As for the rest: if I had a choice in the matter, I'd only read novels that weren't just better than anything I can do myself (not too difficult, it has to be said), but novels better than anything I could ever imagine writing myself. And not just to learn from them, or to force myself to aim higher; just for the pure joy of reading superb writers.

Cheers, Dec

Naomi Johnson said...

Nobody's promised tomorrow so why not read as many good books (or that hold the promise of being good)as you can right now? No need to start at the beginning of the Robicheaux series either. I've read them all out of order, starting with Jole Blon's Bounce and jumping back and forth, and that's worked just fine. And if you feel as though you'd like to read more Burke but have no time for 18 books, then limit it to The Tin-Roof Blowdown and The Glass Rainbow. The other books are certainly worthy reads, but those two are magnificent.

Dana King said...

"The truth about the Robicheaux novels is that I really don't have the time to go back and start with Neon Rain,"
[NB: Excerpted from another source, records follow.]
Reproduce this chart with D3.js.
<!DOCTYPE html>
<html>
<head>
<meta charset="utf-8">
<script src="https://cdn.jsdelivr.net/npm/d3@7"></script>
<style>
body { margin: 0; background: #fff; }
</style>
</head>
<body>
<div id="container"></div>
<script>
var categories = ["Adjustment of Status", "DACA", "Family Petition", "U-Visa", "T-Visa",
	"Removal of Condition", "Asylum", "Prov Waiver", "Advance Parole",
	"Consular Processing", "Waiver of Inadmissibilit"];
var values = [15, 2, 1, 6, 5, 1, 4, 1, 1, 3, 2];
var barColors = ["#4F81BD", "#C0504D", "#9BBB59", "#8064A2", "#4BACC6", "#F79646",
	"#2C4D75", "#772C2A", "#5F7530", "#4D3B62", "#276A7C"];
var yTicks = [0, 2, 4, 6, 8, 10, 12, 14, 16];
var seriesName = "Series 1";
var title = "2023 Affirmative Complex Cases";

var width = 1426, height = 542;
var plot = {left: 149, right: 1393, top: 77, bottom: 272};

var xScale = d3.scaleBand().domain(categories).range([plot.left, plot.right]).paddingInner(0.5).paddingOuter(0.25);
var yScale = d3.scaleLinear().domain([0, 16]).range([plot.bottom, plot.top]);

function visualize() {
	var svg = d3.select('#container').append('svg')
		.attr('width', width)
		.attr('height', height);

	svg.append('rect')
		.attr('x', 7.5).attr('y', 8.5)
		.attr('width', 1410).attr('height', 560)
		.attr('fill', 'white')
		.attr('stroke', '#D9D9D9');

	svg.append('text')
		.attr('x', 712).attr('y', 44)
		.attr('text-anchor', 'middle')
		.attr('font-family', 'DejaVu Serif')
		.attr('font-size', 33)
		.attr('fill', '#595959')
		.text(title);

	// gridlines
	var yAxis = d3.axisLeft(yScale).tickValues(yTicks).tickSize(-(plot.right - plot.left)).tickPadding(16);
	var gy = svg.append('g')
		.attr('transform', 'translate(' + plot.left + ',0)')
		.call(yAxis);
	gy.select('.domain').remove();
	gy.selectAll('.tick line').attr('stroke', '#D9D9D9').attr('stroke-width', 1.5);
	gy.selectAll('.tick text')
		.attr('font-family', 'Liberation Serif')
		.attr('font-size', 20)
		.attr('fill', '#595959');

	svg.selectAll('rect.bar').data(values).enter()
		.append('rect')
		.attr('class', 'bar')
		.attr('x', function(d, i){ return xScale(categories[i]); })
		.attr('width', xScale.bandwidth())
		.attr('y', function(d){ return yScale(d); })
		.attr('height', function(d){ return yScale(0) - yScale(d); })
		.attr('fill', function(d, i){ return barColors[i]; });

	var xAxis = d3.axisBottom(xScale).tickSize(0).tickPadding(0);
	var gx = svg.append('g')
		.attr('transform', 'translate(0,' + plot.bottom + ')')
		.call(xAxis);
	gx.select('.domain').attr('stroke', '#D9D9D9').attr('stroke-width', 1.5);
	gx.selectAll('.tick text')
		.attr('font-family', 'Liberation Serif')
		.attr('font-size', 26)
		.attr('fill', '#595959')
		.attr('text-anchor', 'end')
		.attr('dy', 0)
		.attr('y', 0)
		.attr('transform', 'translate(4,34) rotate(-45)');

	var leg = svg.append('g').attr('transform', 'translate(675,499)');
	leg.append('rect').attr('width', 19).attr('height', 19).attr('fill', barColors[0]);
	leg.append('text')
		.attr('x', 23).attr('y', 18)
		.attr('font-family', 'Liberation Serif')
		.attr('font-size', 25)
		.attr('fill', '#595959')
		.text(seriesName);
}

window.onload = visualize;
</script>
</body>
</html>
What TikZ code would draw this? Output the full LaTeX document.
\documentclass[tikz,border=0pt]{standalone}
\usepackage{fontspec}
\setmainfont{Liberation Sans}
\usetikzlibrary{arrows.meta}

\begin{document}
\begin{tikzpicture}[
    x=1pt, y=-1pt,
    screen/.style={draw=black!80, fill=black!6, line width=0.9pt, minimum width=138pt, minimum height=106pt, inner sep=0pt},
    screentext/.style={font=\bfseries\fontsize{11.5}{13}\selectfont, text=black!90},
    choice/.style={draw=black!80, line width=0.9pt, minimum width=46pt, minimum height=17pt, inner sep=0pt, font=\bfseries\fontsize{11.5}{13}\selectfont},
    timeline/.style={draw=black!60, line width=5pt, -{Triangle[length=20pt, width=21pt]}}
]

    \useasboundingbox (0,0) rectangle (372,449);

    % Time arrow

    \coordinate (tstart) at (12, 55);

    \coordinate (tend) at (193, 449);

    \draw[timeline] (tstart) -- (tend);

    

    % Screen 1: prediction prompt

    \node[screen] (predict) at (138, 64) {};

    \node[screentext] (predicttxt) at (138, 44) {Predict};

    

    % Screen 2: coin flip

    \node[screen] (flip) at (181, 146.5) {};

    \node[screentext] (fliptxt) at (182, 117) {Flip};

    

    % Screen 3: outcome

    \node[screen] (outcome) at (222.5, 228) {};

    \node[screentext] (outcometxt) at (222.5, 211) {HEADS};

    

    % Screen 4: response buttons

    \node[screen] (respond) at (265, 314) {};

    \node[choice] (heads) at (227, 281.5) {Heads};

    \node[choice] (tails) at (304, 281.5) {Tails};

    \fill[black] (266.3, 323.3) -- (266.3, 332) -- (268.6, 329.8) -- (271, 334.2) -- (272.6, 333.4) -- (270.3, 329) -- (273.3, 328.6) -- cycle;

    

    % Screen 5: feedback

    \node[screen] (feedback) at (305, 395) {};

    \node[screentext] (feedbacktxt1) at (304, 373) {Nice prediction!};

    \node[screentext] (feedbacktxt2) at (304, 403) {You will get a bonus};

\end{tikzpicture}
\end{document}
I call bullshit, though I'm sure you don;t see it that way. It's not like you'll have to put your life on hold and read them all. Read one a year, or every other year. Take advantage of your youth. The Robicheaux books are wonderful reads, unlike any other series.

I, too, don;t feel I'll ever write half that well. That doesn't mean I don't enjoy his work, and that I don't learn some little thing from almost every Robicheaux book that makes me a little better writer.

Kiwicraig said...

I understand what you're saying Declan. I've actually read three of JLB's Robicheuax novels in the past month, over the summer break here in NZ (NEON RAIN, LAST CAR TO ELYSIAN FIELDS, TIN ROOF BLOWDOWN), and they are just on another level to most other crime and thriller fiction I read.
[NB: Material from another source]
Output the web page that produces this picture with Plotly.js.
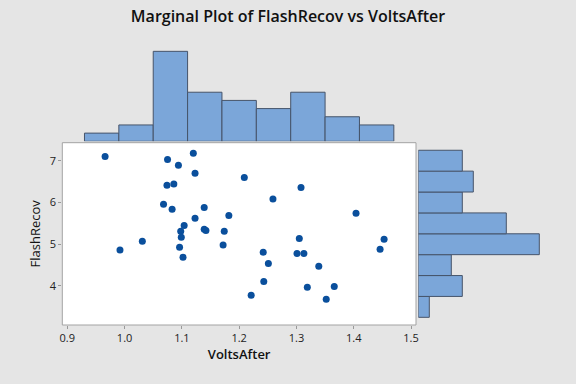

Every line in every paragraph is layered and lush. As a (in my case non-fiction, journalist) writer, it almost makes you cry to realise you can never, ever write something like that....

lil Gluckstern said...

When I pick up a Robicheaux book, I am transported to a familiar place, one that I have never seen, but I can smell and hear...and feel. Connolly's tribute is apt, I'd like to add Swan Peak to the books that others have recommended, because there is a window to Burke's view on his very important feelings about society. Not his best, but worthy. So important is his view of friendship, his love of those who love him. I hope for the next book. Burke's courage and honesty shine in his writing, and we are there with him. (You don't know what you will do, Declan, your sense of immediacy is just different from some other writers.)

Peter Rozovsky said...

I'd only read novels that weren't just better than anything I can do myself (not too difficult, it has to be said), but novels better than anything I could ever imagine writing myself. And not just to learn from them, or to force myself to aim higher; just for the pure joy of reading superb writers.
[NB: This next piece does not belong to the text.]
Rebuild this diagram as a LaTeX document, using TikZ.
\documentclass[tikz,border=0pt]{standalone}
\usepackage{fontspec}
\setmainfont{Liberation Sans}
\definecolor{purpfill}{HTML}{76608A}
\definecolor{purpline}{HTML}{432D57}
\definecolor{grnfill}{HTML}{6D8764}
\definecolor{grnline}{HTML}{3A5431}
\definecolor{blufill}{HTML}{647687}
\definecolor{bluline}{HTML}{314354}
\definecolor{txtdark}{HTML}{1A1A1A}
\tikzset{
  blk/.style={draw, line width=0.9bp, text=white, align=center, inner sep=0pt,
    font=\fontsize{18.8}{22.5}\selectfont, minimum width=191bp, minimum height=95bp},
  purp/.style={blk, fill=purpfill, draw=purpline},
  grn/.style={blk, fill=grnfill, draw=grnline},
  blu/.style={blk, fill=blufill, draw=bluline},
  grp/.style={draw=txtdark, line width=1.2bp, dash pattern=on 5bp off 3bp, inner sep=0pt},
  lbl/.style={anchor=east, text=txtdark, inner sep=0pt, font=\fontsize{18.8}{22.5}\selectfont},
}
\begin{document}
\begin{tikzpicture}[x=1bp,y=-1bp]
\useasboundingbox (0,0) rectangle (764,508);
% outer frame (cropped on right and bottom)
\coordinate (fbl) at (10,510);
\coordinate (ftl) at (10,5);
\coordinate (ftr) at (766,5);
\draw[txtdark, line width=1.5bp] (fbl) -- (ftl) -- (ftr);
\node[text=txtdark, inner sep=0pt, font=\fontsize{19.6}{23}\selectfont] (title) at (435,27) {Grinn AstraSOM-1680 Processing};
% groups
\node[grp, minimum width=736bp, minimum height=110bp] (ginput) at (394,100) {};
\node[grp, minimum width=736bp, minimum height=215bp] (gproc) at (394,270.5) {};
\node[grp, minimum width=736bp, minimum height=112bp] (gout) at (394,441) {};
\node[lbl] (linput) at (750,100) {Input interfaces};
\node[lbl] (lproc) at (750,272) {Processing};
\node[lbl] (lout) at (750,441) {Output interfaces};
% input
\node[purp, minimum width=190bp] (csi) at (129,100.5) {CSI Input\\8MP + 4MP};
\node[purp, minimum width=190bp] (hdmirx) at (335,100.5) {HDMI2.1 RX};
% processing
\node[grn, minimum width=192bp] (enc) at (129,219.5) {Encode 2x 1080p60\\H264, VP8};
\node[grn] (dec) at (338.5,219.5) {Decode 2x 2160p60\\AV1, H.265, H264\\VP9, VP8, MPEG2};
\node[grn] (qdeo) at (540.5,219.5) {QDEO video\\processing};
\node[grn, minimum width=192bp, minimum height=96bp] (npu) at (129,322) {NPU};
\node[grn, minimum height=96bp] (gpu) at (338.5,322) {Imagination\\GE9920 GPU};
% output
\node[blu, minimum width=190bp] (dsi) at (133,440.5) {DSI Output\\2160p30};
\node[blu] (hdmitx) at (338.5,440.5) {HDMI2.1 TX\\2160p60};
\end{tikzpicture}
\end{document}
I can think of no worthier reason to read. I have been reading lots of Dashiell Hammett in recent months, so I know something of this splendid goal myself.
==========================
Detectives Beyond Borders
"Because Murder Is More Fun Away From Home"
http://www.detectivesbeyondborders.blogspot.com/

col2910 said...

Probably very good to read, as no question his writing is superb.

It's probably churlish to complain, but at episode 18 of Dave the legend, inevitably conquering his demons, whilst overcoming the bad guys it's tiring - well it is to this reader.

I'd far rather read about Dave getting knocked off and Clete Purcell unleashed as his avenging angel.....but it won't happen.

IMHO the series has gone on far too long, and I just can't take Robicheaux seriously any more

Author Scott Nicholson said...

Burke. Sigh.

Scott Nicholson
http://www.hauntedcomputer.com

@frankamcgrath said...

Agreed. It's the descriptions of micro physical movements that make the writing so convincing ("he pinched the fatigue from the corner of his eyes"..."... his thoughts collecting in his eyes.." combined with a dry humour that I love.